EXERCISE BRIEF: Copy all the data exactly, except the pictures.

DATA LINES:
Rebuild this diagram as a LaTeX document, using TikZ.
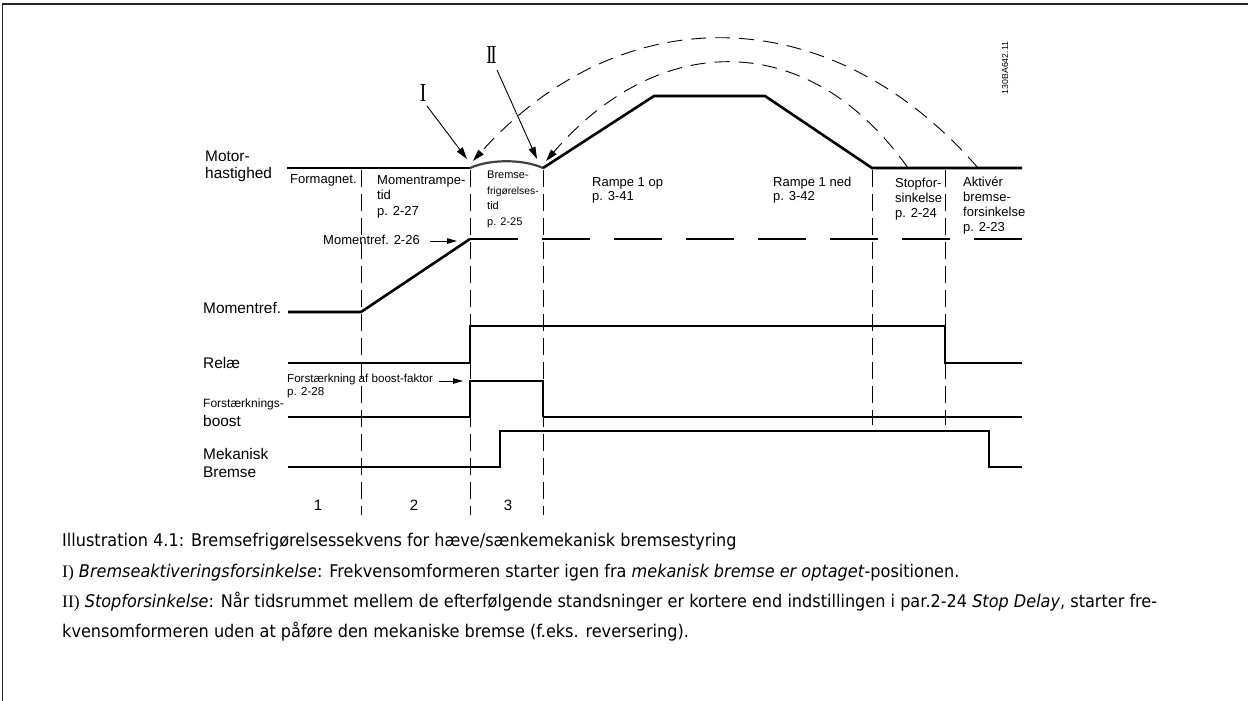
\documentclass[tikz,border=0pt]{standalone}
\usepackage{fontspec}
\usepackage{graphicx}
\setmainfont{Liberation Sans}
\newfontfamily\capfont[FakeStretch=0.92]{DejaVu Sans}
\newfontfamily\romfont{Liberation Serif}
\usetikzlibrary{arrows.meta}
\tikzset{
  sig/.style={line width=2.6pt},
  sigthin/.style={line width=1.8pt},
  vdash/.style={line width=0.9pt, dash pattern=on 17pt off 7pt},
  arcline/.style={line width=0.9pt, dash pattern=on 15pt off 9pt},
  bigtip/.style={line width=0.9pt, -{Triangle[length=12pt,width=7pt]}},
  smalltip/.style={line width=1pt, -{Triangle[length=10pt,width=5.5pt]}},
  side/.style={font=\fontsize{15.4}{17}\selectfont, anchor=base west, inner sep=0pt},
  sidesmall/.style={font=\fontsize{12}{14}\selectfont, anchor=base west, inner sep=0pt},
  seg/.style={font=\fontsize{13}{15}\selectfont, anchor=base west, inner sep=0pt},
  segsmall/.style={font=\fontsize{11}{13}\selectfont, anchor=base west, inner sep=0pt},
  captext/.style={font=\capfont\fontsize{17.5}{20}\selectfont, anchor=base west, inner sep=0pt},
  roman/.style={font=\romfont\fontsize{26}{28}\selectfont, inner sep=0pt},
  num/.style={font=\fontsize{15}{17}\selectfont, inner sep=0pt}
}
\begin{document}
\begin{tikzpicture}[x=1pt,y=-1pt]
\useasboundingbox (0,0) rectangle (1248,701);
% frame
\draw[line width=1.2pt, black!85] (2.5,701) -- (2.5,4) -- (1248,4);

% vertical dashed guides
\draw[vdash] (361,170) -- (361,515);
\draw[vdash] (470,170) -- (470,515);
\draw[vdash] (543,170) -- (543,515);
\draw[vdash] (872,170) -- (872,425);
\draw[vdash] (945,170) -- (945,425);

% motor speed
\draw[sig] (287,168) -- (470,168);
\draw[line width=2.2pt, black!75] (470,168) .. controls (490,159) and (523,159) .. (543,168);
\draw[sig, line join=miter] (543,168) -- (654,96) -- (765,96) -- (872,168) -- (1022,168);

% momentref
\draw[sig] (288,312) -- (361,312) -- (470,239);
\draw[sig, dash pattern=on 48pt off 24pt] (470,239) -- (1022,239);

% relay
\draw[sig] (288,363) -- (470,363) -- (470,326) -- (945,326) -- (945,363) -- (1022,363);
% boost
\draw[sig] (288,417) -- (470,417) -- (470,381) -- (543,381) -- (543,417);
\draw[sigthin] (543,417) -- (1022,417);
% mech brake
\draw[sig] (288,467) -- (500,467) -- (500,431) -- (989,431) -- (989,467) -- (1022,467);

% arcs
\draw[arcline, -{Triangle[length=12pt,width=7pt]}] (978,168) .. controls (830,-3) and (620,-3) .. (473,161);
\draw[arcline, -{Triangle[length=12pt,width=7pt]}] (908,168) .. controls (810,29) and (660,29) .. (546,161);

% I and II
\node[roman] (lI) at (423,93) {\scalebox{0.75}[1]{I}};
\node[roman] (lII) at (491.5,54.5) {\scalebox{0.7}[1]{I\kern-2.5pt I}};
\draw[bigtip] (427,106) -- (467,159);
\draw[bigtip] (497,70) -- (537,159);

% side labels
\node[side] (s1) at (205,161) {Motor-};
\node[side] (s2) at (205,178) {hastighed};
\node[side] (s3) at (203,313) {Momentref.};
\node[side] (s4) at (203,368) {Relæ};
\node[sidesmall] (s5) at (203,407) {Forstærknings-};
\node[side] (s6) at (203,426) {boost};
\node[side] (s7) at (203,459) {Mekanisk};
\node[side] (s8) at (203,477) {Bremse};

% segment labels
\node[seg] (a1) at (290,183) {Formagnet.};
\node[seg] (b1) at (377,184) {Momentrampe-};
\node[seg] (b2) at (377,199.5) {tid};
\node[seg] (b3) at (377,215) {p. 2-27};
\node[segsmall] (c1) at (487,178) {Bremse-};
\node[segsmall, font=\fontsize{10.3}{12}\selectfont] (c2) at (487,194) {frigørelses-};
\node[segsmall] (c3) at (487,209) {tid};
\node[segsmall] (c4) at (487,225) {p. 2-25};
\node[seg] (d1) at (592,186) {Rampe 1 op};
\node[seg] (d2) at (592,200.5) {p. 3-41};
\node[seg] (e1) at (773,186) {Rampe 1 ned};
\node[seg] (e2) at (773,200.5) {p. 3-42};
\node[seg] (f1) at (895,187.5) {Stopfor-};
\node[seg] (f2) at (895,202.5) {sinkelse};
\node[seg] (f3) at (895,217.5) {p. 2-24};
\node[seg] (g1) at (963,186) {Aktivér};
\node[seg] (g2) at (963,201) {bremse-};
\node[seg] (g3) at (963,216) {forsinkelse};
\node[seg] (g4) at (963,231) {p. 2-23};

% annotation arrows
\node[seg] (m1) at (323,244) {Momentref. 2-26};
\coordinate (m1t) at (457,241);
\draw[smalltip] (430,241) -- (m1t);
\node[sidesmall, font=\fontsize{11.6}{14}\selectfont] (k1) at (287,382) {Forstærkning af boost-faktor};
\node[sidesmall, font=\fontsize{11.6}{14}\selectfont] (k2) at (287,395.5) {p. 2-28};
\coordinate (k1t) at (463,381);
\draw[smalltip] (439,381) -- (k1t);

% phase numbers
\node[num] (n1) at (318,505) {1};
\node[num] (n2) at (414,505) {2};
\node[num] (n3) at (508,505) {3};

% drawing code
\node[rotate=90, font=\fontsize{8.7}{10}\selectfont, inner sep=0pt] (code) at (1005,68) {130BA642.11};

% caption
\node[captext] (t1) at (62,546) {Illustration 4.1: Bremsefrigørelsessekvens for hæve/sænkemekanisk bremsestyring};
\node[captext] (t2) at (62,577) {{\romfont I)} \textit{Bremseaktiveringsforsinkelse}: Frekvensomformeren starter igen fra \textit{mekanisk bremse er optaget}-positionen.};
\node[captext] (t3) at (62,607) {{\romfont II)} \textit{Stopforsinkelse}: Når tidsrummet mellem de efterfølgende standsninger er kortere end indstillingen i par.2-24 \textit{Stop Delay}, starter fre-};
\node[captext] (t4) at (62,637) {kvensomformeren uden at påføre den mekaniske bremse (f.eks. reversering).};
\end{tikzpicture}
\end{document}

OUTPUT OF THE EXERCISE:
Rebuild this diagram as a LaTeX document, using TikZ.
\documentclass[tikz,border=0pt]{standalone}
\usepackage{fontspec}
\usepackage{graphicx}
\setmainfont{Liberation Sans}
\newfontfamily\capfont[FakeStretch=0.92]{DejaVu Sans}
\newfontfamily\romfont{Liberation Serif}
\usetikzlibrary{arrows.meta}
\tikzset{
  sig/.style={line width=2.6pt},
  sigthin/.style={line width=1.8pt},
  vdash/.style={line width=0.9pt, dash pattern=on 17pt off 7pt},
  arcline/.style={line width=0.9pt, dash pattern=on 15pt off 9pt},
  bigtip/.style={line width=0.9pt, -{Triangle[length=12pt,width=7pt]}},
  smalltip/.style={line width=1pt, -{Triangle[length=10pt,width=5.5pt]}},
  side/.style={font=\fontsize{15.4}{17}\selectfont, anchor=base west, inner sep=0pt},
  sidesmall/.style={font=\fontsize{12}{14}\selectfont, anchor=base west, inner sep=0pt},
  seg/.style={font=\fontsize{13}{15}\selectfont, anchor=base west, inner sep=0pt},
  segsmall/.style={font=\fontsize{11}{13}\selectfont, anchor=base west, inner sep=0pt},
  captext/.style={font=\capfont\fontsize{17.5}{20}\selectfont, anchor=base west, inner sep=0pt},
  roman/.style={font=\romfont\fontsize{26}{28}\selectfont, inner sep=0pt},
  num/.style={font=\fontsize{15}{17}\selectfont, inner sep=0pt}
}
\begin{document}
\begin{tikzpicture}[x=1pt,y=-1pt]
\useasboundingbox (0,0) rectangle (1248,701);
% frame
\draw[line width=1.2pt, black!85] (2.5,701) -- (2.5,4) -- (1248,4);

% vertical dashed guides
\draw[vdash] (361,170) -- (361,515);
\draw[vdash] (470,170) -- (470,515);
\draw[vdash] (543,170) -- (543,515);
\draw[vdash] (872,170) -- (872,425);
\draw[vdash] (945,170) -- (945,425);

% motor speed
\draw[sig] (287,168) -- (470,168);
\draw[line width=2.2pt, black!75] (470,168) .. controls (490,159) and (523,159) .. (543,168);
\draw[sig, line join=miter] (543,168) -- (654,96) -- (765,96) -- (872,168) -- (1022,168);

% momentref
\draw[sig] (288,312) -- (361,312) -- (470,239);
\draw[sig, dash pattern=on 48pt off 24pt] (470,239) -- (1022,239);

% relay
\draw[sig] (288,363) -- (470,363) -- (470,326) -- (945,326) -- (945,363) -- (1022,363);
% boost
\draw[sig] (288,417) -- (470,417) -- (470,381) -- (543,381) -- (543,417);
\draw[sigthin] (543,417) -- (1022,417);
% mech brake
\draw[sig] (288,467) -- (500,467) -- (500,431) -- (989,431) -- (989,467) -- (1022,467);

% arcs
\draw[arcline, -{Triangle[length=12pt,width=7pt]}] (978,168) .. controls (830,-3) and (620,-3) .. (473,161);
\draw[arcline, -{Triangle[length=12pt,width=7pt]}] (908,168) .. controls (810,29) and (660,29) .. (546,161);

% I and II
\node[roman] (lI) at (423,93) {\scalebox{0.75}[1]{I}};
\node[roman] (lII) at (491.5,54.5) {\scalebox{0.7}[1]{I\kern-2.5pt I}};
\draw[bigtip] (427,106) -- (467,159);
\draw[bigtip] (497,70) -- (537,159);

% side labels
\node[side] (s1) at (205,161) {Motor-};
\node[side] (s2) at (205,178) {hastighed};
\node[side] (s3) at (203,313) {Momentref.};
\node[side] (s4) at (203,368) {Relæ};
\node[sidesmall] (s5) at (203,407) {Forstærknings-};
\node[side] (s6) at (203,426) {boost};
\node[side] (s7) at (203,459) {Mekanisk};
\node[side] (s8) at (203,477) {Bremse};

% segment labels
\node[seg] (a1) at (290,183) {Formagnet.};
\node[seg] (b1) at (377,184) {Momentrampe-};
\node[seg] (b2) at (377,199.5) {tid};
\node[seg] (b3) at (377,215) {p. 2-27};
\node[segsmall] (c1) at (487,178) {Bremse-};
\node[segsmall, font=\fontsize{10.3}{12}\selectfont] (c2) at (487,194) {frigørelses-};
\node[segsmall] (c3) at (487,209) {tid};
\node[segsmall] (c4) at (487,225) {p. 2-25};
\node[seg] (d1) at (592,186) {Rampe 1 op};
\node[seg] (d2) at (592,200.5) {p. 3-41};
\node[seg] (e1) at (773,186) {Rampe 1 ned};
\node[seg] (e2) at (773,200.5) {p. 3-42};
\node[seg] (f1) at (895,187.5) {Stopfor-};
\node[seg] (f2) at (895,202.5) {sinkelse};
\node[seg] (f3) at (895,217.5) {p. 2-24};
\node[seg] (g1) at (963,186) {Aktivér};
\node[seg] (g2) at (963,201) {bremse-};
\node[seg] (g3) at (963,216) {forsinkelse};
\node[seg] (g4) at (963,231) {p. 2-23};

% annotation arrows
\node[seg] (m1) at (323,244) {Momentref. 2-26};
\coordinate (m1t) at (457,241);
\draw[smalltip] (430,241) -- (m1t);
\node[sidesmall, font=\fontsize{11.6}{14}\selectfont] (k1) at (287,382) {Forstærkning af boost-faktor};
\node[sidesmall, font=\fontsize{11.6}{14}\selectfont] (k2) at (287,395.5) {p. 2-28};
\coordinate (k1t) at (463,381);
\draw[smalltip] (439,381) -- (k1t);

% phase numbers
\node[num] (n1) at (318,505) {1};
\node[num] (n2) at (414,505) {2};
\node[num] (n3) at (508,505) {3};

% drawing code
\node[rotate=90, font=\fontsize{8.7}{10}\selectfont, inner sep=0pt] (code) at (1005,68) {130BA642.11};

% caption
\node[captext] (t1) at (62,546) {Illustration 4.1: Bremsefrigørelsessekvens for hæve/sænkemekanisk bremsestyring};
\node[captext] (t2) at (62,577) {{\romfont I)} \textit{Bremseaktiveringsforsinkelse}: Frekvensomformeren starter igen fra \textit{mekanisk bremse er optaget}-positionen.};
\node[captext] (t3) at (62,607) {{\romfont II)} \textit{Stopforsinkelse}: Når tidsrummet mellem de efterfølgende standsninger er kortere end indstillingen i par.2-24 \textit{Stop Delay}, starter fre-};
\node[captext] (t4) at (62,637) {kvensomformeren uden at påføre den mekaniske bremse (f.eks. reversering).};
\end{tikzpicture}
\end{document}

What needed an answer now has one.